Fuels experts Erik Valdez and Joanna Anderson collected sagebrush on BLM land south of Shoshone, one of their lower sites. Valdez explained how the nine sites vary in elevation and average rainfall, allowing managers to get a composite picture of fire risk across the valley.

After six years of sampling, Valdez knew enough to look at Thursday's sagebrush and estimate the moisture content at around 80 percent.

"That's pretty low," Valdez said. "Sagebrush can hold as much as 200 percent of its weight in moisture."

Valdez said sagebrush normally contains about 80 percent water in August, even in the dry year of 2007 when the Magic Valley suffered a rash of fires. The difference this year, he said, is that the moisture content stayed up around 180 percent before it began to dry out during the first part of July. In 2007, it dried out about a month earlier.

Comparing moisture levels with weather patterns, the desert's fuel load and other information allows the BLM to predict wildfire risk. Its rating differs from the one used for the colorful "Fire Danger" signs posted by the U.S. Forest Service along highways, Valdez said.

When the BLM's rating gets high, as it did in 2007, that's when officials know to request extra money from the state to help with fire suppression.

"Our numbers can mean the difference between the decision to let people take more days off or to request more people," Valdez said.

The specialists sample more than sagebrush at some sites.
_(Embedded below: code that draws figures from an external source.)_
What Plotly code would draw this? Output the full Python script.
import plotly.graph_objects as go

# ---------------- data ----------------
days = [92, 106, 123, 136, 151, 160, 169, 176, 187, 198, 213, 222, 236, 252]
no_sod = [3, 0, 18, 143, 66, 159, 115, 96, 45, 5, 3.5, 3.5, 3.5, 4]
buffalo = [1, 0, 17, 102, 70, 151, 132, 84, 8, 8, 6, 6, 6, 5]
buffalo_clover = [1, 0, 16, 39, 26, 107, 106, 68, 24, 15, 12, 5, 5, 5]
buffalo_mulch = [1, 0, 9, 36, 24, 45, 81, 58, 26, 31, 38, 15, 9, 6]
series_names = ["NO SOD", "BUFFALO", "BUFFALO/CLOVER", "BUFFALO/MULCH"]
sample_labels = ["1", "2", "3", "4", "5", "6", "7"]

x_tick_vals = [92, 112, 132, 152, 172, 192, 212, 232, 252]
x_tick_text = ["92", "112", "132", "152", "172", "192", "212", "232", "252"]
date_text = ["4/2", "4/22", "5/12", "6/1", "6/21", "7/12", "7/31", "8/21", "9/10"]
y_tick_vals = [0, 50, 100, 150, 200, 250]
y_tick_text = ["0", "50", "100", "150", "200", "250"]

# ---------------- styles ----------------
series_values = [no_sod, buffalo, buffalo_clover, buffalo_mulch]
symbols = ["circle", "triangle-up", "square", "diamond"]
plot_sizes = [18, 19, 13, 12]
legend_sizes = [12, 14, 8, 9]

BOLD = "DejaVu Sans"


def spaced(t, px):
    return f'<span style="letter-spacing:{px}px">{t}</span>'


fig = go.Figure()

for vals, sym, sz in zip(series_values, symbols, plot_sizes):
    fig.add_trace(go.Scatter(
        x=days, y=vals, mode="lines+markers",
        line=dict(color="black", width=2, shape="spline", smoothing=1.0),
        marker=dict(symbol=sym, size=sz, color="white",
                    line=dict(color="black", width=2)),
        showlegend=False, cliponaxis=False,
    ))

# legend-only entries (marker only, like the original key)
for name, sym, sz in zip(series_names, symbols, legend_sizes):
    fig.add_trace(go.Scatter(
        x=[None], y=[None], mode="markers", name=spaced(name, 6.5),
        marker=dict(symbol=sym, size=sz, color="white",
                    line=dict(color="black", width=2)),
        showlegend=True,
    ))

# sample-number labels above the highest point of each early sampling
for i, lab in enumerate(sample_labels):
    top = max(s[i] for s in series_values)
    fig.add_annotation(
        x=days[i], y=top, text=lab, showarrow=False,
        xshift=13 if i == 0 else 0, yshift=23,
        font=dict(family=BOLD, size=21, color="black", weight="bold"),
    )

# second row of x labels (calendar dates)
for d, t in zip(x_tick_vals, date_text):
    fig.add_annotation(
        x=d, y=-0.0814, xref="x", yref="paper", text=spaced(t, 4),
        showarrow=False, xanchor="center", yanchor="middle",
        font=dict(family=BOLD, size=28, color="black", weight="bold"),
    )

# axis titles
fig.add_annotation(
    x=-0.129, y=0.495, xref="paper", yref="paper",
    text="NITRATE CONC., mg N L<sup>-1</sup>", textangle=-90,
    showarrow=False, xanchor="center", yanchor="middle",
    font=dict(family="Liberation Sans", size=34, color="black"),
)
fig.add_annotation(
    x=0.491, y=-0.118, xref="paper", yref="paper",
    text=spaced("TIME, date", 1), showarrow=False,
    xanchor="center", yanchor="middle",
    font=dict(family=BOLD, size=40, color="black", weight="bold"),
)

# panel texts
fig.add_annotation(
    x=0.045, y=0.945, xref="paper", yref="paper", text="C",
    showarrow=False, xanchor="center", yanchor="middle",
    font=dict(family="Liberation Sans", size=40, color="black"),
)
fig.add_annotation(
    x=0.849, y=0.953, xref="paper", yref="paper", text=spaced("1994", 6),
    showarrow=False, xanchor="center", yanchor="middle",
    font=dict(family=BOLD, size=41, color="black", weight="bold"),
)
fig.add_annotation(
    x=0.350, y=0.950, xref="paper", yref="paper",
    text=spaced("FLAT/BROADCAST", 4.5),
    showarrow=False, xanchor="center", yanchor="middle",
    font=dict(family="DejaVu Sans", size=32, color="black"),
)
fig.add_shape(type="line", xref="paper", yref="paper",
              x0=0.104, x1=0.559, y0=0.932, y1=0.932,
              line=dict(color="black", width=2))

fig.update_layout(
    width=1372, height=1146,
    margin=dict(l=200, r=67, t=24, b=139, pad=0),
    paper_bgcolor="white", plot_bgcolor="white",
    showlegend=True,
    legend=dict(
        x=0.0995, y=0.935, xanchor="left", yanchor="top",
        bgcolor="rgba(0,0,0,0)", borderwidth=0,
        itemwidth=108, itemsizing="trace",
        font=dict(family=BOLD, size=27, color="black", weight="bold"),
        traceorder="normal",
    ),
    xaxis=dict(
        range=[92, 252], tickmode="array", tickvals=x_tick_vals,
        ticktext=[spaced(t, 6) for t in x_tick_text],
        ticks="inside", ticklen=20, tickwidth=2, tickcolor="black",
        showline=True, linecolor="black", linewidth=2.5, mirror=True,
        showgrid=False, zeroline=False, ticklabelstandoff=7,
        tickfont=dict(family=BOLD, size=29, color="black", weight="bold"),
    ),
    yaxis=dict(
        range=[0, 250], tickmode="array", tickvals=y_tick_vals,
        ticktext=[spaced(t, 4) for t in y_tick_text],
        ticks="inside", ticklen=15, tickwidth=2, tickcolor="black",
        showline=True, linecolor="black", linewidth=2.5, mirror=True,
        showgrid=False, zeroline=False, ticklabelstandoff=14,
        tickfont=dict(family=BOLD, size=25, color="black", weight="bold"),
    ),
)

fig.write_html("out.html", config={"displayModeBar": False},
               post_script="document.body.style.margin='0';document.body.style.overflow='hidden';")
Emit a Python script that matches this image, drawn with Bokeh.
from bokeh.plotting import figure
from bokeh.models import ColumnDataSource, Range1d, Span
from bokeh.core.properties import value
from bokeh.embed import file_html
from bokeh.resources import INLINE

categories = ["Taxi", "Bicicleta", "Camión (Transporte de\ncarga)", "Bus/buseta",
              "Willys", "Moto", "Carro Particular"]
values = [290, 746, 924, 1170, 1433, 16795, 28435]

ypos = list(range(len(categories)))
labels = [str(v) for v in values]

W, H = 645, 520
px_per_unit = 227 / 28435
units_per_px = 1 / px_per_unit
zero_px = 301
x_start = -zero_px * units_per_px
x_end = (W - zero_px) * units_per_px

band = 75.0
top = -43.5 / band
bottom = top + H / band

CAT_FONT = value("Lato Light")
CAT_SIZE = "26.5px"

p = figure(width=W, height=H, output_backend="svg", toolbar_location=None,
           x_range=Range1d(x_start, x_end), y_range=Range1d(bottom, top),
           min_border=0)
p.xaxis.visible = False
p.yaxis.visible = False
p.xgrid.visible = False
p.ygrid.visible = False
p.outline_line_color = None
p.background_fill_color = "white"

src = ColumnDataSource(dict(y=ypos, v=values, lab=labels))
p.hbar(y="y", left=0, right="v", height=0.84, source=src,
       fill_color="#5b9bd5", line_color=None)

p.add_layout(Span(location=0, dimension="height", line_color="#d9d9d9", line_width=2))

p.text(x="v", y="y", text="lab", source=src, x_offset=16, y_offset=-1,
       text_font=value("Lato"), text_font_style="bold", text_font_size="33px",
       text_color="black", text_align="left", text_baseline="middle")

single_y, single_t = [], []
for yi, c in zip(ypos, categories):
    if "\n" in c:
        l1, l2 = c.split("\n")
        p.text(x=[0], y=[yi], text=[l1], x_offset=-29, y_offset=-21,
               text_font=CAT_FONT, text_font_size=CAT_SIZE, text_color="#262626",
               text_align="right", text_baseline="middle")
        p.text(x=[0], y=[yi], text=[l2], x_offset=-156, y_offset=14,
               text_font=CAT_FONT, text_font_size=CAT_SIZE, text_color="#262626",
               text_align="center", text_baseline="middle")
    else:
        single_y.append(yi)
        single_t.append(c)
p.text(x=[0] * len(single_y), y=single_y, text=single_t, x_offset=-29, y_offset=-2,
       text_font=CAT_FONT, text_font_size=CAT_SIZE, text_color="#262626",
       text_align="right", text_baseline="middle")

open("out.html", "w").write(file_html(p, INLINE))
Utah juniper is collected at two sites where it's abundant near Burley, and grass loads are gathered at three sites to see how much fuel a potential fire would have. Loads include both living grass and last year's dead stalks.

Loads are low this year, Valdez said, because larger-than-normal numbers of voles have eaten much of the grass. Indirectly, the voles have been responsible for the lower fire risk, he said.

"The Starlight Fire was right in vole central, and that fire could have been a lot worse if there had been more grass," Valdez said.